__STATED GOAL__. The listing below begins with the first line you should copy; stop after the line containing "0.01, 0.005, 0.003];", and drop every picture.

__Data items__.
****************************************
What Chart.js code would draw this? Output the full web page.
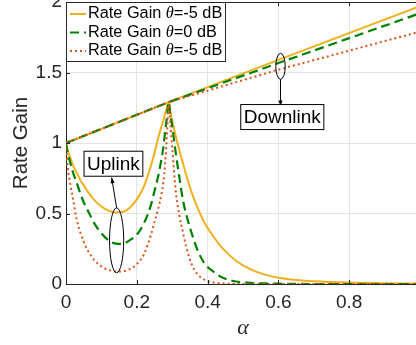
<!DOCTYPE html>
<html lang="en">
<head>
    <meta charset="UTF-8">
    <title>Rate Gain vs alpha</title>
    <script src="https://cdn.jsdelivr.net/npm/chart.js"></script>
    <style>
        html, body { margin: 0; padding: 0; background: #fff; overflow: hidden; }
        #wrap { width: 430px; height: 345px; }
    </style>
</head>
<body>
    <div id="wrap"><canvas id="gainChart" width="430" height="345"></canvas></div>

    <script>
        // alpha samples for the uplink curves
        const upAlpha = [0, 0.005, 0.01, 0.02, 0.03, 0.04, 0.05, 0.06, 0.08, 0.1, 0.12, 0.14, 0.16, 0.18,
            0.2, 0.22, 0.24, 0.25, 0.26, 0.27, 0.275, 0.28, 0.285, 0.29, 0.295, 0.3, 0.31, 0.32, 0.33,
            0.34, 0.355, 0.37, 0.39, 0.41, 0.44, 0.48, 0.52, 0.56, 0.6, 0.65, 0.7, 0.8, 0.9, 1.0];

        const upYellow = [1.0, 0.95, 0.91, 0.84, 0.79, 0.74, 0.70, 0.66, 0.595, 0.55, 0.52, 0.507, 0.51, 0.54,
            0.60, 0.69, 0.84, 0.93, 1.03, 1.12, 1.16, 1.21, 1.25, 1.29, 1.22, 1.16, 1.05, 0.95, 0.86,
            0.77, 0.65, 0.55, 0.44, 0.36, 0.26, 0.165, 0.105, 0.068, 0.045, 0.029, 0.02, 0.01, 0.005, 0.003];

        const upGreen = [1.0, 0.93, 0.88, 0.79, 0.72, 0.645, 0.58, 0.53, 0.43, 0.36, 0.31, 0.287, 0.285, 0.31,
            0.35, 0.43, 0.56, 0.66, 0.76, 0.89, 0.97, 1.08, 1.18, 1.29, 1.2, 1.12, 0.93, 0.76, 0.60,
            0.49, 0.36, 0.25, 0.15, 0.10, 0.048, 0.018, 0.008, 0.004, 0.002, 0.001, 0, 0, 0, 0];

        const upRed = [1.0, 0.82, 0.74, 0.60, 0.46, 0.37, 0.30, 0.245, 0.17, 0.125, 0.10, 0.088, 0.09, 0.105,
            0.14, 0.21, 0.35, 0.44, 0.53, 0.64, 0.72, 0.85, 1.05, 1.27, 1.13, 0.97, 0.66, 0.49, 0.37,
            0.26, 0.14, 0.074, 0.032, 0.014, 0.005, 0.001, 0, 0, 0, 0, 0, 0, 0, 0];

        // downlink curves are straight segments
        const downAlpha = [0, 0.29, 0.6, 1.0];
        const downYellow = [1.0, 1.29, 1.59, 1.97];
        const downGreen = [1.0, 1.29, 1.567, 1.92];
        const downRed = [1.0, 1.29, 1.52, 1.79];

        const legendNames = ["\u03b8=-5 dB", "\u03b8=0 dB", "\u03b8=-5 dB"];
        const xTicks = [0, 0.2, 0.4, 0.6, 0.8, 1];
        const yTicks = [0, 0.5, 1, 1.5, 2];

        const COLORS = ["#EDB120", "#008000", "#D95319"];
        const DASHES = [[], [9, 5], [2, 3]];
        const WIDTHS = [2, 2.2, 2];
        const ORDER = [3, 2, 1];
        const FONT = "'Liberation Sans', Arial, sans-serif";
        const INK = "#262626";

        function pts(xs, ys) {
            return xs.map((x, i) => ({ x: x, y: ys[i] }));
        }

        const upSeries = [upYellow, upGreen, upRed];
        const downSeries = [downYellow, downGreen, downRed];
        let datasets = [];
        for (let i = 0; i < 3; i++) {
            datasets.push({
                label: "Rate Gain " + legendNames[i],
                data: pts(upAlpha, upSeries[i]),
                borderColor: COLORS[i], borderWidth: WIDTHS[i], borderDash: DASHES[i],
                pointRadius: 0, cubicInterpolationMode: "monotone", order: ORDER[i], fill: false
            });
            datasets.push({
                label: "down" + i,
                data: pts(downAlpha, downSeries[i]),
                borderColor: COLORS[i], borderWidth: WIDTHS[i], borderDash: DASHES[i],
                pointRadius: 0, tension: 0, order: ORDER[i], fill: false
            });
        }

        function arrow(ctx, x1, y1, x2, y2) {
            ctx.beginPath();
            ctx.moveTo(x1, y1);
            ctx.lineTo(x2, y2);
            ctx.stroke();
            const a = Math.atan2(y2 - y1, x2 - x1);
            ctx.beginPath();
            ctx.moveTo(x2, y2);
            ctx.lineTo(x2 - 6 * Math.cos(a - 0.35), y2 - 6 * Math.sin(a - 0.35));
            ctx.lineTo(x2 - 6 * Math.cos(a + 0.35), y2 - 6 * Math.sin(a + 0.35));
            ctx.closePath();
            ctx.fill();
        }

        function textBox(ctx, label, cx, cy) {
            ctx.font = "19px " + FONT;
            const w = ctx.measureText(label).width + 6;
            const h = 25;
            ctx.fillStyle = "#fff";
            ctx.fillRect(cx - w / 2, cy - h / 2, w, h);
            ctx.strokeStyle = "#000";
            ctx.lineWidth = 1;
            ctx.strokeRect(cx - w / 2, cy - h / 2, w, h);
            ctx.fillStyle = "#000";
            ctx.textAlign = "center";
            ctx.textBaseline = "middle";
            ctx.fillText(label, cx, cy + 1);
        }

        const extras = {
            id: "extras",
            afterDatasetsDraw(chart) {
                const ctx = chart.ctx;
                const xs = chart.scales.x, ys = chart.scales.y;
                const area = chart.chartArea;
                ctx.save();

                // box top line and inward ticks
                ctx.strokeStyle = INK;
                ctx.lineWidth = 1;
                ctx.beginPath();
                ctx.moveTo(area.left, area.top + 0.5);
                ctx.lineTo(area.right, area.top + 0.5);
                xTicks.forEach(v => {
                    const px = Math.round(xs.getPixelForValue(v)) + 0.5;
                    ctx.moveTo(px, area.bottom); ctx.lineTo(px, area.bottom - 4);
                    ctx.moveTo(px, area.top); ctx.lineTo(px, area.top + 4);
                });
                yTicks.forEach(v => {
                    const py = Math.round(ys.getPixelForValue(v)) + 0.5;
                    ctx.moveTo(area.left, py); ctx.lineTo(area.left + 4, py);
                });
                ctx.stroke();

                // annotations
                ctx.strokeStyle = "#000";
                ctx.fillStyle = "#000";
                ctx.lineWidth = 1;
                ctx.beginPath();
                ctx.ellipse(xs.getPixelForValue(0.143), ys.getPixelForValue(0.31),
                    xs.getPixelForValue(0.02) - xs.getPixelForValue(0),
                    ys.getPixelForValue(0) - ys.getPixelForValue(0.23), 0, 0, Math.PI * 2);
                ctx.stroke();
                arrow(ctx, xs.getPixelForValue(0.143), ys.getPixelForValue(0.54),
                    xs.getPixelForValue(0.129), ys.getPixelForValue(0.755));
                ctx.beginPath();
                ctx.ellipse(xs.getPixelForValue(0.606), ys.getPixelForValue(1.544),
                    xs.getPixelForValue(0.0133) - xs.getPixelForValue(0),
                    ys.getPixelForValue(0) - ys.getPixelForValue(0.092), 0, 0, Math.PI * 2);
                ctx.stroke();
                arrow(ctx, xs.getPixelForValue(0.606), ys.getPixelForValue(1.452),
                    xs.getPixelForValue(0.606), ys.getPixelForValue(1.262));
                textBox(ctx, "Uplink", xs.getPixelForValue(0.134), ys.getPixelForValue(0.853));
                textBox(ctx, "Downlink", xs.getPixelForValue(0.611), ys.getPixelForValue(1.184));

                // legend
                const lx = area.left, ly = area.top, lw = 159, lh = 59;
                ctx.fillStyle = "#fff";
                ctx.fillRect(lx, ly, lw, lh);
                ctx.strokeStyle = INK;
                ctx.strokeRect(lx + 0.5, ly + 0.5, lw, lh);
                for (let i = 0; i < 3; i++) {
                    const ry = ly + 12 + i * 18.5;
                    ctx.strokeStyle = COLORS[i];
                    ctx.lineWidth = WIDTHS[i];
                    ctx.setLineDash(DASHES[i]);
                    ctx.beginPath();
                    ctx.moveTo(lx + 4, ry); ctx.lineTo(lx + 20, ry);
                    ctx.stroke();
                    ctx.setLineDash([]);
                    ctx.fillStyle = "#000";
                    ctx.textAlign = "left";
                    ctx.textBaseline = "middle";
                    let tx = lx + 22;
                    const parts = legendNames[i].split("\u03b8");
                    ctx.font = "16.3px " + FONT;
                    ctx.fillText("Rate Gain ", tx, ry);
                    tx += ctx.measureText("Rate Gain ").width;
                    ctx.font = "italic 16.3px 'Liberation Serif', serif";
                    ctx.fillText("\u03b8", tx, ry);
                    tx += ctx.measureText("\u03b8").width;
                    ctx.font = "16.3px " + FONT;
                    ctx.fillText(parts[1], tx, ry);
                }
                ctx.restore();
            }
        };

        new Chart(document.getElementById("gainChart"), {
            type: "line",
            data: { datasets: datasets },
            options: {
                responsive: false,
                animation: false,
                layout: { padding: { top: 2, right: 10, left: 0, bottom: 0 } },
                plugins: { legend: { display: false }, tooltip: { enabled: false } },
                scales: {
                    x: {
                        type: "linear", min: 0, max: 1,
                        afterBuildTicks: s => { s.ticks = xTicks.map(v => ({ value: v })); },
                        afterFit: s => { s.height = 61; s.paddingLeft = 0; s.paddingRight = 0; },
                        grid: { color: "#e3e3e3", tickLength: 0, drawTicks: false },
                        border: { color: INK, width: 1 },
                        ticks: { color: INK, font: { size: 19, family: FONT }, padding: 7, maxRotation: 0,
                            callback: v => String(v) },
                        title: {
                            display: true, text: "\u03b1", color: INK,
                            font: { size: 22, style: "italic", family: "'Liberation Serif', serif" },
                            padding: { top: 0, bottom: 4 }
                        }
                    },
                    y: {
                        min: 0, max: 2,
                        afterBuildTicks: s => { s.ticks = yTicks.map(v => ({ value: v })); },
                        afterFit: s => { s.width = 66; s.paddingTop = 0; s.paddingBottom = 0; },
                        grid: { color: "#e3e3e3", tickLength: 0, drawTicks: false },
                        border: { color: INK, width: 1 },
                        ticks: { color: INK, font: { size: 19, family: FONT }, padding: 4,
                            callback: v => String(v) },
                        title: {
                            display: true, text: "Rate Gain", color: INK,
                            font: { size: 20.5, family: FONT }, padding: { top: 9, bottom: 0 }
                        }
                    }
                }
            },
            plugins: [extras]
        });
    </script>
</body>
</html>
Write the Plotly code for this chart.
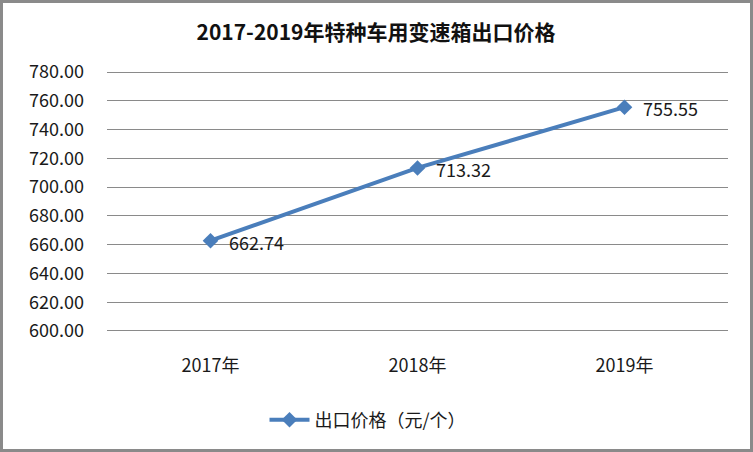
****************************************
__ANSWER TO THE EXERCISE__.
What Chart.js code would draw this? Output the full web page.
<!DOCTYPE html>
<html lang="en">
<head>
    <meta charset="UTF-8">
    <title>Rate Gain vs alpha</title>
    <script src="https://cdn.jsdelivr.net/npm/chart.js"></script>
    <style>
        html, body { margin: 0; padding: 0; background: #fff; overflow: hidden; }
        #wrap { width: 430px; height: 345px; }
    </style>
</head>
<body>
    <div id="wrap"><canvas id="gainChart" width="430" height="345"></canvas></div>

    <script>
        // alpha samples for the uplink curves
        const upAlpha = [0, 0.005, 0.01, 0.02, 0.03, 0.04, 0.05, 0.06, 0.08, 0.1, 0.12, 0.14, 0.16, 0.18,
            0.2, 0.22, 0.24, 0.25, 0.26, 0.27, 0.275, 0.28, 0.285, 0.29, 0.295, 0.3, 0.31, 0.32, 0.33,
            0.34, 0.355, 0.37, 0.39, 0.41, 0.44, 0.48, 0.52, 0.56, 0.6, 0.65, 0.7, 0.8, 0.9, 1.0];

        const upYellow = [1.0, 0.95, 0.91, 0.84, 0.79, 0.74, 0.70, 0.66, 0.595, 0.55, 0.52, 0.507, 0.51, 0.54,
            0.60, 0.69, 0.84, 0.93, 1.03, 1.12, 1.16, 1.21, 1.25, 1.29, 1.22, 1.16, 1.05, 0.95, 0.86,
            0.77, 0.65, 0.55, 0.44, 0.36, 0.26, 0.165, 0.105, 0.068, 0.045, 0.029, 0.02, 0.01, 0.005, 0.003];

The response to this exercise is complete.